Thursday, July 29, 2010

Un peu de Sartre

Je lis cette semaine une monumentale biographie de Jean-Paul Sartre écrite peu d'années après sa mort par Annie Cohen-Solal. Il s’agit d’une brique de 850 pages, saturée d’informations que je digère plus ou moins péniblement suivant mon état d’humeur. J’en suis presque à la page 650 et je pensais d'abord attendre la fin de ma lecture avant de vous en faire le résumé. Mais comme je me trouve à court de sujets, j’ai décidé de partager quelques conclusions anticipées de ma lecture.

Toute tentative de cerner la vie et l'œuvre d'un personnage comme Sartre dans message blog de 300 mots sera évidemment partielle et partiale. Je m’en tiendrai donc à quelques éléments -et pas nécessairement les plus fondamentaux- qui me viennent à l'esprit.

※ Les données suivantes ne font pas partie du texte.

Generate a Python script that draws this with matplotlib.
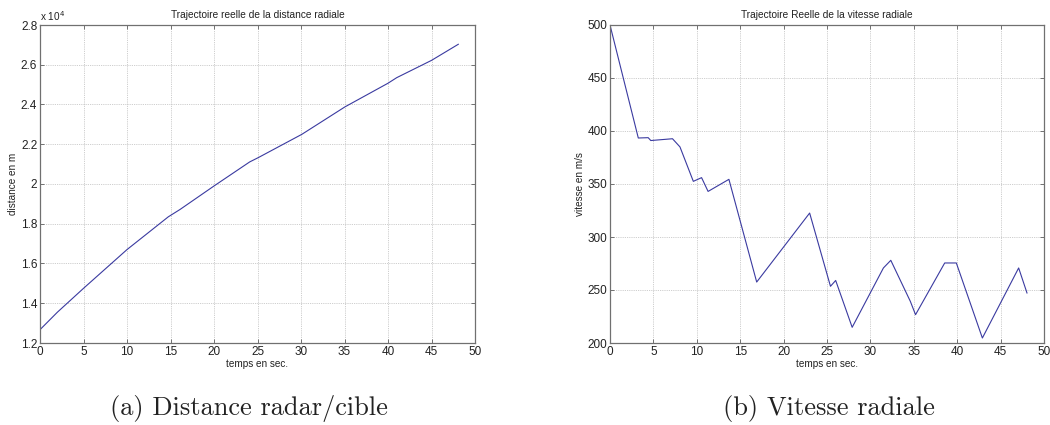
import matplotlib
matplotlib.use("Agg")
import matplotlib.pyplot as plt

# Distance radar/cible (units of 1e4 m)
t_dist = [0, 2, 5, 10, 14.75, 16.1, 20, 24.1, 25.1, 30.1, 35.05, 40, 41, 45, 48.08]
dist = [1.267, 1.355, 1.475, 1.670, 1.835, 1.872, 1.99, 2.111, 2.133, 2.25, 2.388, 2.507,
        2.535, 2.622, 2.703]

# Vitesse radiale (m/s)
t_vit = [0, 3.26, 4.4, 4.7, 7.2, 8.06, 9.6, 10.55, 11.3, 13.7, 16.9, 23.0, 25.4, 26.0,
         27.9, 31.5, 32.35, 34.6, 35.2, 38.56, 39.9, 42.9, 47.08, 48.04]
vit = [500, 393.4, 393.7, 391, 392.7, 385, 352.5, 356, 343, 354.4, 257.5, 322.6, 253.5, 259,
       214.8, 270.8, 278, 239.3, 226.7, 275.5, 275.5, 204.7, 270.8, 247.2]

x_ticks = [0, 5, 10, 15, 20, 25, 30, 35, 40, 45, 50]
dist_ticks = [1.2, 1.4, 1.6, 1.8, 2.0, 2.2, 2.4, 2.6, 2.8]
dist_labels = ["1.2", "1.4", "1.6", "1.8", "2", "2.2", "2.4", "2.6", "2.8"]
vit_ticks = [200, 250, 300, 350, 400, 450, 500]

plt.rcParams['font.family'] = ['Liberation Sans', 'DejaVu Sans']

fig = plt.figure(figsize=(10.5, 4.25), dpi=100)
W, H = 1050, 425
ax1 = fig.add_axes([40 / W, 1 - 343 / H, 435 / W, 318 / H])
ax2 = fig.add_axes([610 / W, 1 - 343 / H, 434 / W, 318 / H])

line_color = '#3a3aa0'
frame_color = '#707070'
text_color = '#222222'

def style(ax):
    for s in ax.spines.values():
        s.set_color(frame_color)
        s.set_linewidth(0.9)
    ax.tick_params(direction='in', length=3, width=0.7, colors=frame_color,
                   labelcolor=text_color, labelsize=8.5, top=True, right=True, pad=2)
    ax.grid(True, linestyle=(0, (1, 1.2)), color='#bdbdbd', linewidth=0.6)
    ax.set_axisbelow(True)

ax1.plot(t_dist, dist, color=line_color, linewidth=0.8)
ax1.set_xlim(0, 50)
ax1.set_ylim(1.2, 2.8)
ax1.set_xticks(x_ticks)
ax1.set_yticks(dist_ticks)
ax1.set_yticklabels(dist_labels)
style(ax1)
ax1.set_title("Trajectoire reelle de la distance radiale", fontsize=7.3, pad=5, color=text_color)
ax1.set_xlabel("temps en sec.", fontsize=7.2, labelpad=1, color=text_color)
ax1.set_ylabel("distance en m", fontsize=7.2, labelpad=2, color=text_color)
ax1.text(0.0, 1.005, r"x 10$^4$", transform=ax1.transAxes, fontsize=7.2,
         ha='left', va='bottom', color=text_color)

ax2.plot(t_vit, vit, color=line_color, linewidth=0.8)
ax2.set_xlim(0, 50)
ax2.set_ylim(200, 500)
ax2.set_xticks(x_ticks)
ax2.set_yticks(vit_ticks)
style(ax2)
ax2.set_title("Trajectoire Reelle de la vitesse radiale", fontsize=7.3, pad=5, color=text_color)
ax2.set_xlabel("temps en sec.", fontsize=7.2, labelpad=1, color=text_color)
ax2.set_ylabel("vitesse en m/s", fontsize=7.2, labelpad=2, color=text_color)

fig.text(249 / W, 1 - 408 / H, "(a) Distance radar/cible", family='cmr10', fontsize=19,
         ha='center', va='center', color=text_color)
fig.text(829 / W, 1 - 408 / H, "(b) Vitesse radiale", family='cmr10', fontsize=19,
         ha='center', va='center', color=text_color)

fig.savefig("out.png", dpi=100)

Dès ses premiers écrits, et tout au long de sa vie, Sartre se positionne en critique impitoyable et méprisant de la bourgeoisie. Or Sartre est lui-même issu d’un milieu des plus bourgeois : son père est polytechnicien, sa mère, dont le cousin germain n'est autre que le célébre Albert Schweitzer, descend d’une illustre famille alsacienne. Le petit Jean-Paul, fils unique, sera scolarisé dans les meilleurs établissements, d’abord au Lycée Henri IV, puis dans les classes préparatoires du Lycée Louis-le-Grand, avant d’intégrer l’École Normale Supérieure de la Rue d’Ulm. En parcourant les évènements de la vie de Sartre –et sans vouloir jouer au psychologue du dimanche-, on a l’impression que cette contradiction est assez mal vécue. Au Lycée, Sartre est le roi de rebelles, qui tente à tout prix de se démarquer des autres par ses calembours, sa gouaille et son toupet propre à choquer le bourgeois. Il attache très vite une importance primordiale à sa liberté d'homme, qu’il tentera par la suite de justifier philosophiquement. Est-ce vraiment un hasard si Sartre développe une philosophie où l’homme se définit par ce qu’il fait plutôt que par comment il nait, lorsqu'on sait qu'il aurait vraisemblablement préféré naitre dans des conditions plus modestes? Est-ce un hasard si Sartre s’acharnera tant contre Albert Camus, dont l’ascension fulgurante –Camus a grandi dans les quartiers les plus pauvres d’Alger, fils d’une femme de ménage analphabète- en est une que Sartre aurait certainement aimé vivre lui-même?

Autre côté essentiel du personnage : son obsession de l’écriture. Toute sa vie, il écrira un minimum de six heures par jour, même en vacances. Il écrit facilement quarante pages en une journée, et il accumule, en l’espace d’une année, plusieurs milliers de pages, dont seule une partie sera publiée. Sartre vit pour ses idées, pour écrire. On apprend par exemple qu’il refusait de se préoccuper de questions financières, pour la simple raison qu’elles lui faisaient perdre du temps qu’il préférait consacrer à l’écriture.

Sartre est animé d’une conscience sociale aiguë et d’une volonté d’être à l’écoute du peuple. Mais il n’est pas toujours très perspicace sur le plan politique. Ainsi, il passe toute l’année 1933 à Berlin sans mesurer le danger du phénomène nazi. Il se distancie du Parti communiste français après la guerre alors que la jeunesse française y adhérait en masse, mais il effectue un virage complet après avoir visité l’URSS en 1952, devenant pendant quatre ans ‘compagnon de route’ au moment précis où on commençait à prendre conscience des crimes de Staline et que le PCF perdait de sa popularité. C’est sans compter deux tentatives, très vite avortées, de former une cellule de résistance en 1940, et un nouveau parti politique en 1949.

Mais si Sartre manque de sens pratique et politique, il sait mieux que quiconque défendre les causes nobles par sa plume. Ainsi, il répond à une remontée de l’antisémitisme en France après la Seconde guerre mondiale par ses magistrales 'Réflexions sur la question juive'. Il devient plus tard l’ennemi juré du gouvernement français pendant la guerre d’Algérie, soutenant la cause des paysans algériens et condamnant avec sa hargne habituelle l’hypocrisie du colonialisme français.

Voilà donc quelques thèmes de la vie de Sartre, qu’il me sera peut-être nécessaire de compléter plus tard après la lecture des dernières pages de la biographie d’Annie Cohen-Solal.